* What is needed *
Leave out any pictures and transcribe all other data below exactly.

* Provided material *

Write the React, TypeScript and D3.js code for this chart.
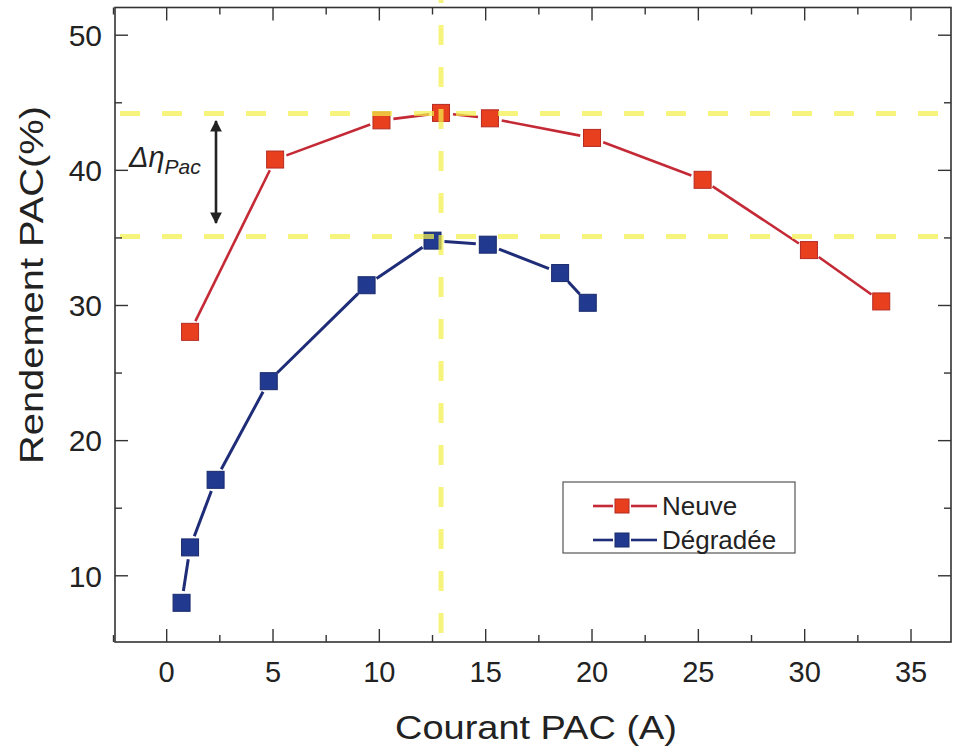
import React from "react";
import * as d3 from "d3";

const neuveX = [1.1, 5.1, 10.1, 12.9, 15.2, 20.0, 25.2, 30.2, 33.6];
const neuveY = [28.05, 40.8, 43.7, 44.25, 43.85, 42.4, 39.3, 34.1, 30.3];
const degX = [0.7, 1.1, 2.3, 4.8, 9.4, 12.5, 15.1, 18.5, 19.8];
const degY = [8.0, 12.1, 17.1, 24.4, 31.5, 34.8, 34.5, 32.4, 30.2];
const hRefLines = [44.2, 35.1];
const vRefLine = 12.9;
const xTicks = [0, 5, 10, 15, 20, 25, 30, 35];
const xMinor = [-2.5, 2.5, 7.5, 12.5, 17.5, 22.5, 27.5, 32.5];
const yTicks = [10, 20, 30, 40, 50];
const yMinor = [15, 25, 35, 45];
const seriesNames = ["Neuve", "Dégradée"];

const W = 954, H = 749;
const L = 115, R = 951, T = 7.5, B = 642;
const FONT = "'Liberation Sans', Arial, Helvetica, sans-serif";

const RED_FILL = "#e8401f", RED_LINE = "#c42a36", RED_STROKE = "#b52a22";
const BLUE_FILL = "#213a8f", BLUE_LINE = "#1f2d78", BLUE_STROKE = "#1a2a6a";
const YELLOW = "#f3f04a";

function Series({ xs, ys, x, y, line, fill, stroke, width }) {
  const pts = xs.map((v, i) => [x(v), y(ys[i])]);
  const gap = 12;
  const segs = [];
  for (let i = 0; i < pts.length - 1; i++) {
    const [x1, y1] = pts[i], [x2, y2] = pts[i + 1];
    const dx = x2 - x1, dy = y2 - y1, len = Math.hypot(dx, dy);
    if (len <= 2 * gap) continue;
    const ux = dx / len, uy = dy / len;
    segs.push(
      <line key={i} x1={x1 + ux * gap} y1={y1 + uy * gap} x2={x2 - ux * gap} y2={y2 - uy * gap}
        stroke={line} strokeWidth={width} />
    );
  }
  const s = 17;
  return (
    <g>
      {segs}
      {pts.map(([px, py], i) => (
        <rect key={i} x={px - s / 2} y={py - s / 2} width={s} height={s} fill={fill} stroke={stroke} strokeWidth={1} />
      ))}
    </g>
  );
}

export default function App() {
  const x = d3.scaleLinear().domain([-2.43, 36.88]).range([L, R]);
  const y = d3.scaleLinear().domain([5.1, 52.05]).range([B, T]);
  const major = 13, minor = 7;
  const axisColor = "#333";

  return (
    <svg width={W} height={H} style={{ position: "absolute", left: 0, top: 0, background: "#fff" }}
      fontFamily={FONT}>
      <rect x={0} y={0} width={W} height={H} fill="#fff" />

      {/* data */}
      <Series xs={neuveX} ys={neuveY} x={x} y={y} line={RED_LINE} fill={RED_FILL} stroke={RED_STROKE} width={2.6} />
      <Series xs={degX} ys={degY} x={x} y={y} line={BLUE_LINE} fill={BLUE_FILL} stroke={BLUE_STROKE} width={3} />

      {/* frame */}
      <rect x={L} y={T} width={R - L} height={B - T} fill="none" stroke={axisColor} strokeWidth={1.6} />

      {/* yellow reference lines */}
      {hRefLines.map((v, i) => (
        <line key={i} x1={L + 2} x2={R} y1={y(v)} y2={y(v)} stroke={YELLOW} strokeOpacity={0.72}
          strokeWidth={5} strokeDasharray="20 22" strokeDashoffset={-3} />
      ))}
      <line x1={x(vRefLine)} x2={x(vRefLine)} y1={633} y2={0} stroke={YELLOW} strokeOpacity={0.72}
        strokeWidth={5} strokeDasharray="20 22" />

      {/* x ticks */}
      {xTicks.map((v) => (
        <g key={"xt" + v}>
          <line x1={x(v)} x2={x(v)} y1={B} y2={B - major} stroke={axisColor} strokeWidth={1.4} />
          <line x1={x(v)} x2={x(v)} y1={T} y2={T + major} stroke={axisColor} strokeWidth={1.4} />
          <text x={x(v)} y={682} textAnchor="middle" fontSize={29} fill="#222">{v}</text>
        </g>
      ))}
      {xMinor.map((v) => (
        <g key={"xm" + v}>
          <line x1={x(v)} x2={x(v)} y1={B} y2={B - minor} stroke={axisColor} strokeWidth={1.4} />
          <line x1={x(v)} x2={x(v)} y1={T} y2={T + minor} stroke={axisColor} strokeWidth={1.4} />
        </g>
      ))}

      {/* y ticks */}
      {yTicks.map((v) => (
        <g key={"yt" + v}>
          <line x1={L} x2={L + major} y1={y(v)} y2={y(v)} stroke={axisColor} strokeWidth={1.4} />
          <line x1={R} x2={R - major} y1={y(v)} y2={y(v)} stroke={axisColor} strokeWidth={1.4} />
          <text x={102} y={y(v)} dy="0.36em" textAnchor="end" fontSize={30} fill="#222">{v}</text>
        </g>
      ))}
      {yMinor.map((v) => (
        <g key={"ym" + v}>
          <line x1={L} x2={L + minor} y1={y(v)} y2={y(v)} stroke={axisColor} strokeWidth={1.4} />
          <line x1={R} x2={R - minor} y1={y(v)} y2={y(v)} stroke={axisColor} strokeWidth={1.4} />
        </g>
      ))}

      {/* axis titles */}
      <text x={536} y={739} textAnchor="middle" fontSize={33} fill="#222"
        textLength={282} lengthAdjust="spacingAndGlyphs">Courant PAC (A)</text>
      <text transform={`translate(43, 285) rotate(-90)`} textAnchor="middle" fontSize={34} fill="#222"
        textLength={358} lengthAdjust="spacingAndGlyphs">
        Rendement PAC(%)
      </text>

      {/* delta eta annotation */}
      <text x={129} y={167} fontSize={29} fontStyle="italic" fill="#222">
        Δη<tspan fontSize={21} dy={7}>Pac</tspan>
      </text>
      <defs>
        <marker id="ah" viewBox="0 0 10 10" refX={9} refY={5} markerWidth={4.5} markerHeight={4.5}
          orient="auto-start-reverse">
          <path d="M0,0 L10,5 L0,10 z" fill="#222" />
        </marker>
      </defs>
      <line x1={216} x2={216} y1={121} y2={223} stroke="#222" strokeWidth={2.6}
        markerStart="url(#ah)" markerEnd="url(#ah)" />

      {/* legend */}
      <rect x={563} y={482} width={232} height={71} fill="#fff" stroke="#555" strokeWidth={1.2} />
      {[0, 1].map((i) => {
        const cy = i === 0 ? 506 : 540;
        const lc = i === 0 ? RED_LINE : BLUE_LINE;
        const fc = i === 0 ? RED_FILL : BLUE_FILL;
        const sc = i === 0 ? RED_STROKE : BLUE_STROKE;
        return (
          <g key={i}>
            <line x1={593} x2={613} y1={cy} y2={cy} stroke={lc} strokeWidth={2.6} />
            <line x1={631} x2={657} y1={cy} y2={cy} stroke={lc} strokeWidth={2.6} />
            <rect x={615} y={cy - 7} width={14} height={14} fill={fc} stroke={sc} strokeWidth={1} />
            <text x={662} y={cy} dy="0.36em" fontSize={26} fill="#222">{seriesNames[i]}</text>
          </g>
        );
      })}
    </svg>
  );
}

* Solution below *
Write the React, TypeScript and D3.js code for this chart.
import React from "react";
import * as d3 from "d3";

const neuveX = [1.1, 5.1, 10.1, 12.9, 15.2, 20.0, 25.2, 30.2, 33.6];
const neuveY = [28.05, 40.8, 43.7, 44.25, 43.85, 42.4, 39.3, 34.1, 30.3];
const degX = [0.7, 1.1, 2.3, 4.8, 9.4, 12.5, 15.1, 18.5, 19.8];
const degY = [8.0, 12.1, 17.1, 24.4, 31.5, 34.8, 34.5, 32.4, 30.2];
const hRefLines = [44.2, 35.1];
const vRefLine = 12.9;
const xTicks = [0, 5, 10, 15, 20, 25, 30, 35];
const xMinor = [-2.5, 2.5, 7.5, 12.5, 17.5, 22.5, 27.5, 32.5];
const yTicks = [10, 20, 30, 40, 50];
const yMinor = [15, 25, 35, 45];
const seriesNames = ["Neuve", "Dégradée"];

const W = 954, H = 749;
const L = 115, R = 951, T = 7.5, B = 642;
const FONT = "'Liberation Sans', Arial, Helvetica, sans-serif";

const RED_FILL = "#e8401f", RED_LINE = "#c42a36", RED_STROKE = "#b52a22";
const BLUE_FILL = "#213a8f", BLUE_LINE = "#1f2d78", BLUE_STROKE = "#1a2a6a";
const YELLOW = "#f3f04a";

function Series({ xs, ys, x, y, line, fill, stroke, width }) {
  const pts = xs.map((v, i) => [x(v), y(ys[i])]);
  const gap = 12;
  const segs = [];
  for (let i = 0; i < pts.length - 1; i++) {
    const [x1, y1] = pts[i], [x2, y2] = pts[i + 1];
    const dx = x2 - x1, dy = y2 - y1, len = Math.hypot(dx, dy);
    if (len <= 2 * gap) continue;
    const ux = dx / len, uy = dy / len;
    segs.push(
      <line key={i} x1={x1 + ux * gap} y1={y1 + uy * gap} x2={x2 - ux * gap} y2={y2 - uy * gap}
        stroke={line} strokeWidth={width} />
    );
  }
  const s = 17;
  return (
    <g>
      {segs}
      {pts.map(([px, py], i) => (
        <rect key={i} x={px - s / 2} y={py - s / 2} width={s} height={s} fill={fill} stroke={stroke} strokeWidth={1} />
      ))}
    </g>
  );
}

export default function App() {
  const x = d3.scaleLinear().domain([-2.43, 36.88]).range([L, R]);
  const y = d3.scaleLinear().domain([5.1, 52.05]).range([B, T]);
  const major = 13, minor = 7;
  const axisColor = "#333";

  return (
    <svg width={W} height={H} style={{ position: "absolute", left: 0, top: 0, background: "#fff" }}
      fontFamily={FONT}>
      <rect x={0} y={0} width={W} height={H} fill="#fff" />

      {/* data */}
      <Series xs={neuveX} ys={neuveY} x={x} y={y} line={RED_LINE} fill={RED_FILL} stroke={RED_STROKE} width={2.6} />
      <Series xs={degX} ys={degY} x={x} y={y} line={BLUE_LINE} fill={BLUE_FILL} stroke={BLUE_STROKE} width={3} />

      {/* frame */}
      <rect x={L} y={T} width={R - L} height={B - T} fill="none" stroke={axisColor} strokeWidth={1.6} />

      {/* yellow reference lines */}
      {hRefLines.map((v, i) => (
        <line key={i} x1={L + 2} x2={R} y1={y(v)} y2={y(v)} stroke={YELLOW} strokeOpacity={0.72}
          strokeWidth={5} strokeDasharray="20 22" strokeDashoffset={-3} />
      ))}
      <line x1={x(vRefLine)} x2={x(vRefLine)} y1={633} y2={0} stroke={YELLOW} strokeOpacity={0.72}
        strokeWidth={5} strokeDasharray="20 22" />

      {/* x ticks */}
      {xTicks.map((v) => (
        <g key={"xt" + v}>
          <line x1={x(v)} x2={x(v)} y1={B} y2={B - major} stroke={axisColor} strokeWidth={1.4} />
          <line x1={x(v)} x2={x(v)} y1={T} y2={T + major} stroke={axisColor} strokeWidth={1.4} />
          <text x={x(v)} y={682} textAnchor="middle" fontSize={29} fill="#222">{v}</text>
        </g>
      ))}
      {xMinor.map((v) => (
        <g key={"xm" + v}>
          <line x1={x(v)} x2={x(v)} y1={B} y2={B - minor} stroke={axisColor} strokeWidth={1.4} />
          <line x1={x(v)} x2={x(v)} y1={T} y2={T + minor} stroke={axisColor} strokeWidth={1.4} />
        </g>
      ))}

      {/* y ticks */}
      {yTicks.map((v) => (
        <g key={"yt" + v}>
          <line x1={L} x2={L + major} y1={y(v)} y2={y(v)} stroke={axisColor} strokeWidth={1.4} />
          <line x1={R} x2={R - major} y1={y(v)} y2={y(v)} stroke={axisColor} strokeWidth={1.4} />
          <text x={102} y={y(v)} dy="0.36em" textAnchor="end" fontSize={30} fill="#222">{v}</text>
        </g>
      ))}
      {yMinor.map((v) => (
        <g key={"ym" + v}>
          <line x1={L} x2={L + minor} y1={y(v)} y2={y(v)} stroke={axisColor} strokeWidth={1.4} />
          <line x1={R} x2={R - minor} y1={y(v)} y2={y(v)} stroke={axisColor} strokeWidth={1.4} />
        </g>
      ))}

      {/* axis titles */}
      <text x={536} y={739} textAnchor="middle" fontSize={33} fill="#222"
        textLength={282} lengthAdjust="spacingAndGlyphs">Courant PAC (A)</text>
      <text transform={`translate(43, 285) rotate(-90)`} textAnchor="middle" fontSize={34} fill="#222"
        textLength={358} lengthAdjust="spacingAndGlyphs">
        Rendement PAC(%)
      </text>

      {/* delta eta annotation */}
      <text x={129} y={167} fontSize={29} fontStyle="italic" fill="#222">
        Δη<tspan fontSize={21} dy={7}>Pac</tspan>
      </text>
      <defs>
        <marker id="ah" viewBox="0 0 10 10" refX={9} refY={5} markerWidth={4.5} markerHeight={4.5}
          orient="auto-start-reverse">
          <path d="M0,0 L10,5 L0,10 z" fill="#222" />
        </marker>
      </defs>
      <line x1={216} x2={216} y1={121} y2={223} stroke="#222" strokeWidth={2.6}
        markerStart="url(#ah)" markerEnd="url(#ah)" />

      {/* legend */}
      <rect x={563} y={482} width={232} height={71} fill="#fff" stroke="#555" strokeWidth={1.2} />
      {[0, 1].map((i) => {
        const cy = i === 0 ? 506 : 540;
        const lc = i === 0 ? RED_LINE : BLUE_LINE;
        const fc = i === 0 ? RED_FILL : BLUE_FILL;
        const sc = i === 0 ? RED_STROKE : BLUE_STROKE;
        return (
          <g key={i}>
            <line x1={593} x2={613} y1={cy} y2={cy} stroke={lc} strokeWidth={2.6} />
            <line x1={631} x2={657} y1={cy} y2={cy} stroke={lc} strokeWidth={2.6} />
            <rect x={615} y={cy - 7} width={14} height={14} fill={fc} stroke={sc} strokeWidth={1} />
            <text x={662} y={cy} dy="0.36em" fontSize={26} fill="#222">{seriesNames[i]}</text>
          </g>
        );
      })}
    </svg>
  );
}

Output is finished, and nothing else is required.